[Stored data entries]
● ● ●

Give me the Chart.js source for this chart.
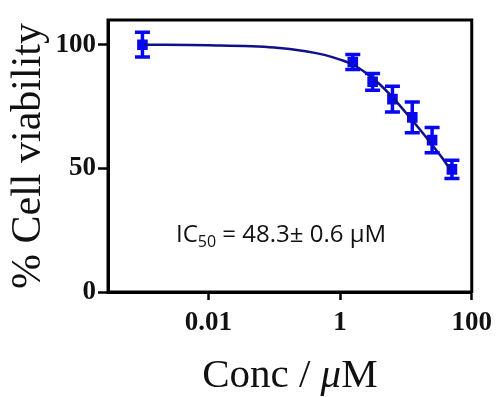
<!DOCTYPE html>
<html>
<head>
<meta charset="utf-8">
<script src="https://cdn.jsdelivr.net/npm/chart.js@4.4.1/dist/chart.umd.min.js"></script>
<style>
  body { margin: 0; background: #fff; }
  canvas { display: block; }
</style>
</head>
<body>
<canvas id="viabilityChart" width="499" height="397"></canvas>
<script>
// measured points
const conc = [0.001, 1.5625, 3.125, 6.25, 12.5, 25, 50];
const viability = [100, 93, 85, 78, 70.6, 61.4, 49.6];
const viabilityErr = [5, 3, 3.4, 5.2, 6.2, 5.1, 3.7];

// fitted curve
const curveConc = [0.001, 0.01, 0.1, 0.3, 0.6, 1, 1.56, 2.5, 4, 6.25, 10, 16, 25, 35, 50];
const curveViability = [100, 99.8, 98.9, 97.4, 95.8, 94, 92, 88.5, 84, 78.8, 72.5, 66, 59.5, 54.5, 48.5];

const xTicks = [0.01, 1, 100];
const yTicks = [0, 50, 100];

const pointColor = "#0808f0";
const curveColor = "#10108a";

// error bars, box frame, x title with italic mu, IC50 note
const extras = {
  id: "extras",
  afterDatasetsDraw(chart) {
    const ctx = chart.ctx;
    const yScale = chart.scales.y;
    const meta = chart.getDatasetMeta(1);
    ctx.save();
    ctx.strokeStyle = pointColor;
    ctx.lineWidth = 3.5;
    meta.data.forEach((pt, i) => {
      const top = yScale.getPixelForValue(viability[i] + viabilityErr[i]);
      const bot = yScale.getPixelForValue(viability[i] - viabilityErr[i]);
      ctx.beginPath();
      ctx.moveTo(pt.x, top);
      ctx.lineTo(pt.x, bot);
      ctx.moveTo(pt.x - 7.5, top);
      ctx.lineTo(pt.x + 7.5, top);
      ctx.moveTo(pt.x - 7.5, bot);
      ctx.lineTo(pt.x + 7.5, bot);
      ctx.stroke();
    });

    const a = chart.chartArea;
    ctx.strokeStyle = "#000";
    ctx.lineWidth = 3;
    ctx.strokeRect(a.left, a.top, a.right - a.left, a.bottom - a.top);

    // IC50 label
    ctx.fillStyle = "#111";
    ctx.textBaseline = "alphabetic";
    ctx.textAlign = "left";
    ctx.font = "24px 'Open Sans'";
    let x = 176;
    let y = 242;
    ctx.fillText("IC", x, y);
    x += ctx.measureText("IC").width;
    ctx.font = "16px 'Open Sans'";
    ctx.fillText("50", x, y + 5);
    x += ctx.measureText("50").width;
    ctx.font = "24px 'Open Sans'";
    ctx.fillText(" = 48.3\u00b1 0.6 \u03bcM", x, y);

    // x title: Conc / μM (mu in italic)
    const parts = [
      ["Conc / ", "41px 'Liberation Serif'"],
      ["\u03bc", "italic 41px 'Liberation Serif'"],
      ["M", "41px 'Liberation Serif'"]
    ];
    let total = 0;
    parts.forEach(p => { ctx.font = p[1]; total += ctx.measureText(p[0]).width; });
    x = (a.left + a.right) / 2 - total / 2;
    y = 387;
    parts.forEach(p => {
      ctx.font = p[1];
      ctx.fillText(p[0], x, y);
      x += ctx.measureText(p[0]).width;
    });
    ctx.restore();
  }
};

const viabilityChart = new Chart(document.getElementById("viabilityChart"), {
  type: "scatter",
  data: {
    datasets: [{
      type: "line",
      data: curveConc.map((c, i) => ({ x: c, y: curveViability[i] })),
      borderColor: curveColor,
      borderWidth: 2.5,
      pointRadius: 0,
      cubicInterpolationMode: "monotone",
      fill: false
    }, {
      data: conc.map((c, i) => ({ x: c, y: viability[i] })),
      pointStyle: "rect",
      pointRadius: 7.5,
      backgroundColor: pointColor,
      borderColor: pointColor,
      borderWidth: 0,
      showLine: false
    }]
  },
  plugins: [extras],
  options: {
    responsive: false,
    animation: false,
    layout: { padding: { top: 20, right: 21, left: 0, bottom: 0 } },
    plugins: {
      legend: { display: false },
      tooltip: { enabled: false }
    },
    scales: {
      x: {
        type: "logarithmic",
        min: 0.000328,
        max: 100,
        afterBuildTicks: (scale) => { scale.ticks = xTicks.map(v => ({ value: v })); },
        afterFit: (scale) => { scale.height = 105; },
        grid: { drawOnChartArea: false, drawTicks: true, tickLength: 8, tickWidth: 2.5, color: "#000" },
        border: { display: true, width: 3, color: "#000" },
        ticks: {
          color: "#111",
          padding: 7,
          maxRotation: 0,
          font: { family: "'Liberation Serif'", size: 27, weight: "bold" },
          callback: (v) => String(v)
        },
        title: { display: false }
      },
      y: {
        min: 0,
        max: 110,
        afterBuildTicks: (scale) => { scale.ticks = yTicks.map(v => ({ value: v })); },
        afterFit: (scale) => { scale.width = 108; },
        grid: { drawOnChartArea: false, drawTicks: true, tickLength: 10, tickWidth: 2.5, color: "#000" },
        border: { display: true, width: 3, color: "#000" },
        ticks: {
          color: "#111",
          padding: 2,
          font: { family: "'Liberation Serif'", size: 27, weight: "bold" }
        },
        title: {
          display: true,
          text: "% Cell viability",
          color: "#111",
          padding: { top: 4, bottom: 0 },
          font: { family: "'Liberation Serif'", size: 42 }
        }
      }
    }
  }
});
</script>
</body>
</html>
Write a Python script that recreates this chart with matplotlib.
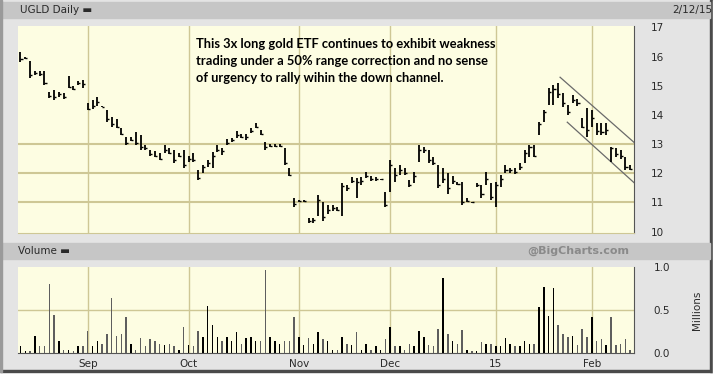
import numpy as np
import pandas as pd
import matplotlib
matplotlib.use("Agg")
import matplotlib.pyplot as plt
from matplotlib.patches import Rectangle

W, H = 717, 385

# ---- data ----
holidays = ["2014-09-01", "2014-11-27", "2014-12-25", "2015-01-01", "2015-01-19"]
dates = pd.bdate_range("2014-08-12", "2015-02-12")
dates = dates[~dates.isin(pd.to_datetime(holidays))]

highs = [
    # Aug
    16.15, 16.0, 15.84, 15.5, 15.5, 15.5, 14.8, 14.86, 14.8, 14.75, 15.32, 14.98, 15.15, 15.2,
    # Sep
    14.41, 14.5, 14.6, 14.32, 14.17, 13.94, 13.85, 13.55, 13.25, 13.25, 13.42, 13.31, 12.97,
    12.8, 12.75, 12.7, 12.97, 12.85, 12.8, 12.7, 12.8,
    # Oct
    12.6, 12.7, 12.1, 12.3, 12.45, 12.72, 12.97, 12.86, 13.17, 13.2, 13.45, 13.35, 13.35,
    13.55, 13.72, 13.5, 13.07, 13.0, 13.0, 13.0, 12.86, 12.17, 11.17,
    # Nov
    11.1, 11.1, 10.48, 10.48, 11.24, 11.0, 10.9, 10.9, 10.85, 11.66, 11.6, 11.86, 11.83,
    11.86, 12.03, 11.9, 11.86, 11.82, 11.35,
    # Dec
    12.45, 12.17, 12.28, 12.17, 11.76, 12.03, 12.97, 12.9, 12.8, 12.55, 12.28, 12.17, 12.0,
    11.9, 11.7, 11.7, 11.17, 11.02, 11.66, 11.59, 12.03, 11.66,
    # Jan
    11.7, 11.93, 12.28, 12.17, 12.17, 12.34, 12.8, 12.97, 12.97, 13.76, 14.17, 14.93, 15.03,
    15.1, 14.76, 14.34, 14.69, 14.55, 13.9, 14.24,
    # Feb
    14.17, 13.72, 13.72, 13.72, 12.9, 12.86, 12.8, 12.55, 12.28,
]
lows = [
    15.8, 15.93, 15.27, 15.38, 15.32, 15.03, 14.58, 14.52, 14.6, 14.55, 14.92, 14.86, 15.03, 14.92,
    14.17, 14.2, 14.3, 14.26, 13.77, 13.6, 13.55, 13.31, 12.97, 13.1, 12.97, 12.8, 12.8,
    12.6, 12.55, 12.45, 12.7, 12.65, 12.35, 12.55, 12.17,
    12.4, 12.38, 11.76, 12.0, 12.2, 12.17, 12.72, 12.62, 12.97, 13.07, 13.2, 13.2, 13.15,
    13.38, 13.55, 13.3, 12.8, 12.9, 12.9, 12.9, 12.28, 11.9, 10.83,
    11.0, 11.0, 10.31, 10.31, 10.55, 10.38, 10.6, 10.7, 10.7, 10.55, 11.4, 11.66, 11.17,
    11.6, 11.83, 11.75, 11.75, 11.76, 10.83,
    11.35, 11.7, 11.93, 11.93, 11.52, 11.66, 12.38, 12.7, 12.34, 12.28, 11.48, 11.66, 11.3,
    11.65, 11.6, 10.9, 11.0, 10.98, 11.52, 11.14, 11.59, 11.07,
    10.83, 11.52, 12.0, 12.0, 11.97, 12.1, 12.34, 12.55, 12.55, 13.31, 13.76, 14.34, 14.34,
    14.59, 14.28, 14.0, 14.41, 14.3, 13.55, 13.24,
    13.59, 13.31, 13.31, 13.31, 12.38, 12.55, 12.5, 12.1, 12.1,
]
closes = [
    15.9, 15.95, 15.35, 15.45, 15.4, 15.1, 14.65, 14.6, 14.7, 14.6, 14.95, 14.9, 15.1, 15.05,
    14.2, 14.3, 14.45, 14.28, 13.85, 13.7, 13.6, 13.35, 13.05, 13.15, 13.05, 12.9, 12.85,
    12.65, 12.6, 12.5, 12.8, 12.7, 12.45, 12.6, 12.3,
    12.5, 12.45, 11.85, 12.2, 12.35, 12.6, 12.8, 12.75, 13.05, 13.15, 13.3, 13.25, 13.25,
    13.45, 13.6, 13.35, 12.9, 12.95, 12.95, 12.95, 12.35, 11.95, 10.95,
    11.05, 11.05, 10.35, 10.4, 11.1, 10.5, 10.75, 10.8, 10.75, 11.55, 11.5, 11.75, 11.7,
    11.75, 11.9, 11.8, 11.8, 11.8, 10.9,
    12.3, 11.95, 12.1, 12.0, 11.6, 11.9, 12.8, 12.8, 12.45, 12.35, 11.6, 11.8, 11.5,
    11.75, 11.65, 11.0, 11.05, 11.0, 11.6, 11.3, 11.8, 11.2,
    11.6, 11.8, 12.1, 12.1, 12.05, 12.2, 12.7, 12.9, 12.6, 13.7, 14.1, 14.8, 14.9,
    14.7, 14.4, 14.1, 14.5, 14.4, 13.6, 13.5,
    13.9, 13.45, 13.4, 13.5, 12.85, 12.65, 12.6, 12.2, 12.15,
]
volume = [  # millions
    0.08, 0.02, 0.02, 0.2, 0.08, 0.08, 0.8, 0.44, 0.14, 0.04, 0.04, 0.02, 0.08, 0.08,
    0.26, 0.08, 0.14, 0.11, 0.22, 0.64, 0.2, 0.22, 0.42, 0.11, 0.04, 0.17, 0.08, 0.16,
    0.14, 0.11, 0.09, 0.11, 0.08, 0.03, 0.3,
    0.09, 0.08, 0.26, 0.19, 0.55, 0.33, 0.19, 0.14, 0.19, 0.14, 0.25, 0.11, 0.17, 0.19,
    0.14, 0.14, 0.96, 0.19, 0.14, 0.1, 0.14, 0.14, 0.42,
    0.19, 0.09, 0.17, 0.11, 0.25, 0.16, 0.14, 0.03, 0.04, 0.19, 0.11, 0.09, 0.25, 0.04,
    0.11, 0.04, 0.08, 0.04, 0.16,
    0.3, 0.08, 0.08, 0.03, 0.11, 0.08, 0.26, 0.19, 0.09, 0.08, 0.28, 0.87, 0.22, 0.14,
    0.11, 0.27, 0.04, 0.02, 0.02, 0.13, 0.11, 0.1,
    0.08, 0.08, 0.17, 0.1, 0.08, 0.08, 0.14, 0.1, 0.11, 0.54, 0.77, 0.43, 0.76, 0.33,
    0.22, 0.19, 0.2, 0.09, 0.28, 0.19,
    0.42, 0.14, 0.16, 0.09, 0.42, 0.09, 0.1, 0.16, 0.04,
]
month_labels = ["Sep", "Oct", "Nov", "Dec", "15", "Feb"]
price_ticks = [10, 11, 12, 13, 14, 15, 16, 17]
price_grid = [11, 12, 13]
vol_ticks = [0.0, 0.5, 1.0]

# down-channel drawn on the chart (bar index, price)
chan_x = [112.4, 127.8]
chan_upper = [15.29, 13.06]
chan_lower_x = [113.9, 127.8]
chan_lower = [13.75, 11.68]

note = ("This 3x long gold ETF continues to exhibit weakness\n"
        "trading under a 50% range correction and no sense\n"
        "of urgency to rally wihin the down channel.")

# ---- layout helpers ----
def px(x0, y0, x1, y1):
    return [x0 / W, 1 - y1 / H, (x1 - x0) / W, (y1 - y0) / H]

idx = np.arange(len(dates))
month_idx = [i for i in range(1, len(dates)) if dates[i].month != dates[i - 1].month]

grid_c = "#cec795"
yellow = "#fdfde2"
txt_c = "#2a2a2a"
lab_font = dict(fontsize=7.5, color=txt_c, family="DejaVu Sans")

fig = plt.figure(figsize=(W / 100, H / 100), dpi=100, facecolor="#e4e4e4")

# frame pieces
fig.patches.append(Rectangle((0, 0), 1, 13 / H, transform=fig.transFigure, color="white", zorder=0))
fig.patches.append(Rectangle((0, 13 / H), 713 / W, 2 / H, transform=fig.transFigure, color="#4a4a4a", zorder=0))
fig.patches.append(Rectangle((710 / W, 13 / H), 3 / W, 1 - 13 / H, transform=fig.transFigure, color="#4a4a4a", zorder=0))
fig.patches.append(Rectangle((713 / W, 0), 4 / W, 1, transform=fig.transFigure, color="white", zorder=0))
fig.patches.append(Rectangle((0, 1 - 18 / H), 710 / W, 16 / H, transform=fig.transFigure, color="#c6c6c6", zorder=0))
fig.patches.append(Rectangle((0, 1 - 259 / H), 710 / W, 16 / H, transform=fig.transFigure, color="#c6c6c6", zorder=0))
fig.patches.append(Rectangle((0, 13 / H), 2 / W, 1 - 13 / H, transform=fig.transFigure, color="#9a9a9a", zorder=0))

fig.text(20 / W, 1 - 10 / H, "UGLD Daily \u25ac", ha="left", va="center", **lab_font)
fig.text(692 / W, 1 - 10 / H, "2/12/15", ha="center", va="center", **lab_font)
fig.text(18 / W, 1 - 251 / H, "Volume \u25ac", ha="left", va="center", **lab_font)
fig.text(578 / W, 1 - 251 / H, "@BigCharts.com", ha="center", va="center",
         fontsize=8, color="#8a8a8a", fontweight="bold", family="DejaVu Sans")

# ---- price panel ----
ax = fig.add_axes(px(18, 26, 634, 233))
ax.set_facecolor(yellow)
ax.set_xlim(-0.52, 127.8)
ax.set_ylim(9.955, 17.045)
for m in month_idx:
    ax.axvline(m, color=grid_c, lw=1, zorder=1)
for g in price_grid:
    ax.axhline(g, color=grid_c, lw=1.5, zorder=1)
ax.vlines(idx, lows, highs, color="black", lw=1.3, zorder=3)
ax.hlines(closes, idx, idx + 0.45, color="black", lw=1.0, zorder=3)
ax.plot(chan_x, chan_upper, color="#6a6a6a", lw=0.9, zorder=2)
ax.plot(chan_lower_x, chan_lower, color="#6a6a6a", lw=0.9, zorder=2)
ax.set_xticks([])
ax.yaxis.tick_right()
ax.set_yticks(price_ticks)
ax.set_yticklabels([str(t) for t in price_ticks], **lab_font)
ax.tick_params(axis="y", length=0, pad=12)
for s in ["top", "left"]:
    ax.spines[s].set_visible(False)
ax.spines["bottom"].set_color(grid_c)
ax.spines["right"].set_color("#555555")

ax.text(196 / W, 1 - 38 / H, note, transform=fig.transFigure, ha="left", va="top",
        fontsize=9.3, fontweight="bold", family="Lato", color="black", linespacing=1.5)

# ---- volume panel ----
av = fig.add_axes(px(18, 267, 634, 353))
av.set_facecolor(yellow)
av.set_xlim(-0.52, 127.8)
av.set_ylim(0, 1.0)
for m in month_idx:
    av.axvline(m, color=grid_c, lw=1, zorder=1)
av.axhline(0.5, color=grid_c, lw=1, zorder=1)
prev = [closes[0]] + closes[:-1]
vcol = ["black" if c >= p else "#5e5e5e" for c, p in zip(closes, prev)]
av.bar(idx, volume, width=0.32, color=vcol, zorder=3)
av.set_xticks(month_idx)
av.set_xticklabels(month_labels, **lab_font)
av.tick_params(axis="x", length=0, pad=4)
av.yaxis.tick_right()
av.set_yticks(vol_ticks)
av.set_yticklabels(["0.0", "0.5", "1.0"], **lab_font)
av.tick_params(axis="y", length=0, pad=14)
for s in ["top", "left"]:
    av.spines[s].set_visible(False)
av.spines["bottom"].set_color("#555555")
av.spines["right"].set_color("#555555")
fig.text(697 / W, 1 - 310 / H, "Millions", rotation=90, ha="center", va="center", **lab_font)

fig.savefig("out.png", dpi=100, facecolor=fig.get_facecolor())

● ● ●

Problem requirements: Extract every line above containing the word "matplotlib".

Response:
Write a Python script that recreates this chart with matplotlib.
import matplotlib
matplotlib.use("Agg")
import matplotlib.pyplot as plt
from matplotlib.patches import Rectangle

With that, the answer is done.